Short exercise:
Leave out the pictures and retype only the lines from the opening line to the line that holds "ax = fig.add_axes([80", both ends included.

>> BEGIN Source excerpt

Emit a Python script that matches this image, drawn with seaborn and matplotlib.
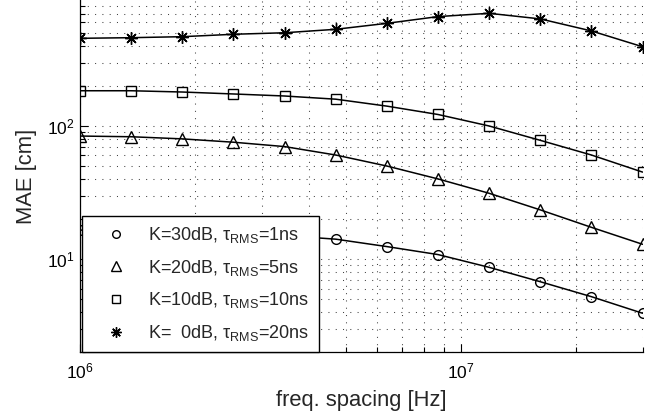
import numpy as np
import pandas as pd
import matplotlib
matplotlib.use("Agg")
import matplotlib.pyplot as plt
import seaborn as sns
from matplotlib.lines import Line2D
from matplotlib.ticker import LogLocator, LogFormatterSciNotation, NullFormatter

# ---- data ----
freq_hz = [1.0e6, 1.362e6, 1.855e6, 2.527e6, 3.441e6, 4.687e6, 6.384e6,
           8.695e6, 11.84e6, 16.13e6, 21.97e6, 29.93e6]
mae_k30 = [16.5, 16.4, 16.1, 15.7, 15.0, 14.1, 12.4, 10.8, 8.66, 6.75, 5.21, 3.91]
mae_k20 = [84, 83, 80, 75.5, 70, 60.5, 50, 40, 31.2, 23.4, 17.3, 12.9]
mae_k10 = [184, 184, 180, 174, 168, 159, 141, 122, 100, 78, 60.5, 45]
mae_k0 = [456, 461, 469, 489, 502, 533, 591, 664, 703, 638, 518, 394]
labels = [r"K=30dB, $\tau_{\rm RMS}$=1ns",
          r"K=20dB, $\tau_{\rm RMS}$=5ns",
          r"K=10dB, $\tau_{\rm RMS}$=10ns",
          r"K=  0dB, $\tau_{\rm RMS}$=20ns"]
series = [mae_k30, mae_k20, mae_k10, mae_k0]
markers = ["o", "^", "s", (8, 2, 0)]
msizes = [7, 8.5, 7, 9]
xlabel = "freq. spacing [Hz]"
ylabel = "MAE [cm]"

sns.set_style("white")
plt.rcParams["font.family"] = ["Liberation Sans", "DejaVu Sans"]
plt.rcParams["mathtext.fontset"] = "custom"
plt.rcParams["mathtext.rm"] = "Liberation Sans"
plt.rcParams["mathtext.it"] = "Liberation Sans:italic"
plt.rcParams["mathtext.default"] = "regular"

fig = plt.figure(figsize=(6.55, 4.17), dpi=100)
ax = fig.add_axes([80 / 655, 1 - 352 / 417, (643 - 80) / 655, 352 / 417])

for lab, vals, mk, ms in zip(labels, series, markers, msizes):
    df = pd.DataFrame({"f": freq_hz, "mae": vals})
    sns.lineplot(data=df, x="f", y="mae", ax=ax, color="black", linewidth=1.1,
                 marker=mk, markersize=ms, markerfacecolor="none",
                 markeredgecolor="black", markeredgewidth=1.0, legend=False)

ax.set_xscale("log")
ax.set_yscale("log")
ax.set_xlim(1e6, 3e7)
ax.set_ylim(2, 885)

ax.xaxis.set_major_locator(LogLocator(base=10))
ax.xaxis.set_minor_locator(LogLocator(base=10, subs=np.arange(2, 10)))
ax.yaxis.set_major_locator(LogLocator(base=10))
ax.yaxis.set_minor_locator(LogLocator(base=10, subs=np.arange(2, 10)))
ax.xaxis.set_major_formatter(LogFormatterSciNotation())
ax.yaxis.set_major_formatter(LogFormatterSciNotation())
ax.xaxis.set_minor_formatter(NullFormatter())
ax.yaxis.set_minor_formatter(NullFormatter())

ax.grid(True, which="both", color="#444444", linestyle=(0, (1, 6)), linewidth=0.75)
for s in ["top", "right"]:
    ax.spines[s].set_visible(False)
for s in ["left", "bottom"]:
    ax.spines[s].set_color("black")
    ax.spines[s].set_linewidth(0.9)
ax.tick_params(which="both", direction="in", left=True, bottom=True,
               right=False, top=False, colors="black", labelsize=12.5)
ax.tick_params(which="major", length=6, width=0.8)
ax.tick_params(which="minor", length=3.5, width=0.8)
ax.tick_params(axis="x", which="major", pad=7)
ax.tick_params(axis="y", which="major", pad=4)

ax.set_xlabel(xlabel, fontsize=15.8, labelpad=6)
ax.set_ylabel(ylabel, fontsize=15.8, labelpad=7)

handles = [Line2D([], [], linestyle="none", marker=mk, markersize=ms - 1.5,
                  markerfacecolor="none", markeredgecolor="black", markeredgewidth=1.0)
           for mk, ms in zip(markers, msizes)]
leg = ax.legend(handles, labels, loc="lower left", bbox_to_anchor=(0.003, 0.0),
                fontsize=13, frameon=True, fancybox=False, edgecolor="black",
                framealpha=1.0, borderpad=0.5, labelspacing=0.7, handletextpad=0.4,
                borderaxespad=0.0, handlelength=2.8)
leg.get_frame().set_linewidth(1.0)
leg.set_zorder(5)

fig.savefig("out.png", dpi=100)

>> END Source excerpt

Response to this exercise:
Emit a Python script that matches this image, drawn with seaborn and matplotlib.
import numpy as np
import pandas as pd
import matplotlib
matplotlib.use("Agg")
import matplotlib.pyplot as plt
import seaborn as sns
from matplotlib.lines import Line2D
from matplotlib.ticker import LogLocator, LogFormatterSciNotation, NullFormatter

# ---- data ----
freq_hz = [1.0e6, 1.362e6, 1.855e6, 2.527e6, 3.441e6, 4.687e6, 6.384e6,
           8.695e6, 11.84e6, 16.13e6, 21.97e6, 29.93e6]
mae_k30 = [16.5, 16.4, 16.1, 15.7, 15.0, 14.1, 12.4, 10.8, 8.66, 6.75, 5.21, 3.91]
mae_k20 = [84, 83, 80, 75.5, 70, 60.5, 50, 40, 31.2, 23.4, 17.3, 12.9]
mae_k10 = [184, 184, 180, 174, 168, 159, 141, 122, 100, 78, 60.5, 45]
mae_k0 = [456, 461, 469, 489, 502, 533, 591, 664, 703, 638, 518, 394]
labels = [r"K=30dB, $\tau_{\rm RMS}$=1ns",
          r"K=20dB, $\tau_{\rm RMS}$=5ns",
          r"K=10dB, $\tau_{\rm RMS}$=10ns",
          r"K=  0dB, $\tau_{\rm RMS}$=20ns"]
series = [mae_k30, mae_k20, mae_k10, mae_k0]
markers = ["o", "^", "s", (8, 2, 0)]
msizes = [7, 8.5, 7, 9]
xlabel = "freq. spacing [Hz]"
ylabel = "MAE [cm]"

sns.set_style("white")
plt.rcParams["font.family"] = ["Liberation Sans", "DejaVu Sans"]
plt.rcParams["mathtext.fontset"] = "custom"
plt.rcParams["mathtext.rm"] = "Liberation Sans"
plt.rcParams["mathtext.it"] = "Liberation Sans:italic"
plt.rcParams["mathtext.default"] = "regular"

fig = plt.figure(figsize=(6.55, 4.17), dpi=100)
ax = fig.add_axes([80 / 655, 1 - 352 / 417, (643 - 80) / 655, 352 / 417])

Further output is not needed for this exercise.